-- Start Supplied entries --

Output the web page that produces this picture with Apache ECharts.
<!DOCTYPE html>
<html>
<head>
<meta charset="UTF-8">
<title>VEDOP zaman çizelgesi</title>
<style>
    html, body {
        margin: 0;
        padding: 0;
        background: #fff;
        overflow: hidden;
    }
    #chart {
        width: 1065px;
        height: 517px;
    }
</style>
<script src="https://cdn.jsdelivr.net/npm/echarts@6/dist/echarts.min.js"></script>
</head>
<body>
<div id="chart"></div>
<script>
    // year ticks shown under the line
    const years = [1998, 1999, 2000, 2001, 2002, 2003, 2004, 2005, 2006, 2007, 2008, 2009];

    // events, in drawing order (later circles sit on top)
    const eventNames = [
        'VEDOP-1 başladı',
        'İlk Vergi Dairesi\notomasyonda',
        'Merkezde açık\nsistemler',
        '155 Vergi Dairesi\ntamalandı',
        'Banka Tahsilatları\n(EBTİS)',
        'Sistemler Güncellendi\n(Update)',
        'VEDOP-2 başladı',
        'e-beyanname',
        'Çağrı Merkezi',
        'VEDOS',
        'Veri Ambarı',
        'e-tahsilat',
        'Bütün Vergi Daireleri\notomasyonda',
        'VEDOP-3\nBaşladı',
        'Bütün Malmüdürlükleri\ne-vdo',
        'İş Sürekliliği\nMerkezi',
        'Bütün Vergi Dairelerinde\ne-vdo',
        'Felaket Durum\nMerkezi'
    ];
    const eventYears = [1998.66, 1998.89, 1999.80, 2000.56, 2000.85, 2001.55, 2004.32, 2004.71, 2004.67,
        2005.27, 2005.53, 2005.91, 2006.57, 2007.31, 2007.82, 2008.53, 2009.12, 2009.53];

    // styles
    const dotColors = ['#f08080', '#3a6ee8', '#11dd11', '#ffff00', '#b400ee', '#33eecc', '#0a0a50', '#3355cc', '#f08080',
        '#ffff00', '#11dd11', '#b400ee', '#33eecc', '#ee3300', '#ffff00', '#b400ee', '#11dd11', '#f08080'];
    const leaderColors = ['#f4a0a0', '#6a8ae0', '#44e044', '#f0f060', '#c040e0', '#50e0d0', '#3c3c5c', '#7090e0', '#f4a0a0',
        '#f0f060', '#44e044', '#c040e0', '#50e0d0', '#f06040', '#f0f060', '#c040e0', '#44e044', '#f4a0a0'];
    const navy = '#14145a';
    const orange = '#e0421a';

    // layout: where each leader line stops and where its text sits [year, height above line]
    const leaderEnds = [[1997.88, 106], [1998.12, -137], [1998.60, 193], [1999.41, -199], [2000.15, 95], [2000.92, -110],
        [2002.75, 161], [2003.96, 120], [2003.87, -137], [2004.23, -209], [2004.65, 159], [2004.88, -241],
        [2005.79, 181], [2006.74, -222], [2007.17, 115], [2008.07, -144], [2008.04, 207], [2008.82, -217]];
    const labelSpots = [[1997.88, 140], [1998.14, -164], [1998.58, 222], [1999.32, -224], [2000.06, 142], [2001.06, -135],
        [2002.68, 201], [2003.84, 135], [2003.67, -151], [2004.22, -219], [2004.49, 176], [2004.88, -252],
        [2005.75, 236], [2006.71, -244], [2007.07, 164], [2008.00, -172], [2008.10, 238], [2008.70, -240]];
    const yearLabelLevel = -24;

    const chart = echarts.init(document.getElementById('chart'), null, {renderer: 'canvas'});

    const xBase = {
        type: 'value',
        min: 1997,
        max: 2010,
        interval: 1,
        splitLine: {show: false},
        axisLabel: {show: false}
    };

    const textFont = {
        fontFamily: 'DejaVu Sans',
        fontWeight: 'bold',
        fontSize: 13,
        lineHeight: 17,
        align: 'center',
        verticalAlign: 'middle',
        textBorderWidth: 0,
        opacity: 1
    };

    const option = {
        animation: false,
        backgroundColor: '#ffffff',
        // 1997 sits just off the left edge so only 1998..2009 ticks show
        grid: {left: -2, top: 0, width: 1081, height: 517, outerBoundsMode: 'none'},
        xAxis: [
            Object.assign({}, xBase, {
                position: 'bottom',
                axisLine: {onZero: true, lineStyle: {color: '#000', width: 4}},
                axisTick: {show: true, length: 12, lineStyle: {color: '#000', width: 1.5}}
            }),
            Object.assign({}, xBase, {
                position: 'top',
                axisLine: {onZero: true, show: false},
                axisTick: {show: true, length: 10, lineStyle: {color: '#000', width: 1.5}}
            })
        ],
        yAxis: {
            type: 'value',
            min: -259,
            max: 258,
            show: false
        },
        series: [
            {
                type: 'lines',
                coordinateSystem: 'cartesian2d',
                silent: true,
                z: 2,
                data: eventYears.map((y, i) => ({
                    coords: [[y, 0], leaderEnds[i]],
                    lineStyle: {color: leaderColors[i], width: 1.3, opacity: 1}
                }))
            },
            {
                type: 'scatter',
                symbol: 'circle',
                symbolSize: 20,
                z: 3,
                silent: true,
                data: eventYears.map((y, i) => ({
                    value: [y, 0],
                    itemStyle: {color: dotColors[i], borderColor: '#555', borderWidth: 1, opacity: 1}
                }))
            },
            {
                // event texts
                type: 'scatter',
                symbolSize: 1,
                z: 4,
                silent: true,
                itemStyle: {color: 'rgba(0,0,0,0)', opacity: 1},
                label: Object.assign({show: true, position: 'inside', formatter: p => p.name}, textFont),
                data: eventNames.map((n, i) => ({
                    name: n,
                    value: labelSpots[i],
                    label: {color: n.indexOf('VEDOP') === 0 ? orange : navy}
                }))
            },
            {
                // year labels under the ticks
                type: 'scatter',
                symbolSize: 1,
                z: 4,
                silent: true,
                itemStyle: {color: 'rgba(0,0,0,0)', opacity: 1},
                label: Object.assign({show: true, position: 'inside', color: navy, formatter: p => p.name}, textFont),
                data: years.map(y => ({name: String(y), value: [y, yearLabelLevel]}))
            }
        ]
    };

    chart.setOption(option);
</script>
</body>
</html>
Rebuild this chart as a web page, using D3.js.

-- End Supplied entries --

Write out the listing's lines exactly, from its first line through the line that contains "2007, 2008, 2009];", and stop there.

• Task answer:
Output the web page that produces this picture with Apache ECharts.
<!DOCTYPE html>
<html>
<head>
<meta charset="UTF-8">
<title>VEDOP zaman çizelgesi</title>
<style>
    html, body {
        margin: 0;
        padding: 0;
        background: #fff;
        overflow: hidden;
    }
    #chart {
        width: 1065px;
        height: 517px;
    }
</style>
<script src="https://cdn.jsdelivr.net/npm/echarts@6/dist/echarts.min.js"></script>
</head>
<body>
<div id="chart"></div>
<script>
    // year ticks shown under the line
    const years = [1998, 1999, 2000, 2001, 2002, 2003, 2004, 2005, 2006, 2007, 2008, 2009];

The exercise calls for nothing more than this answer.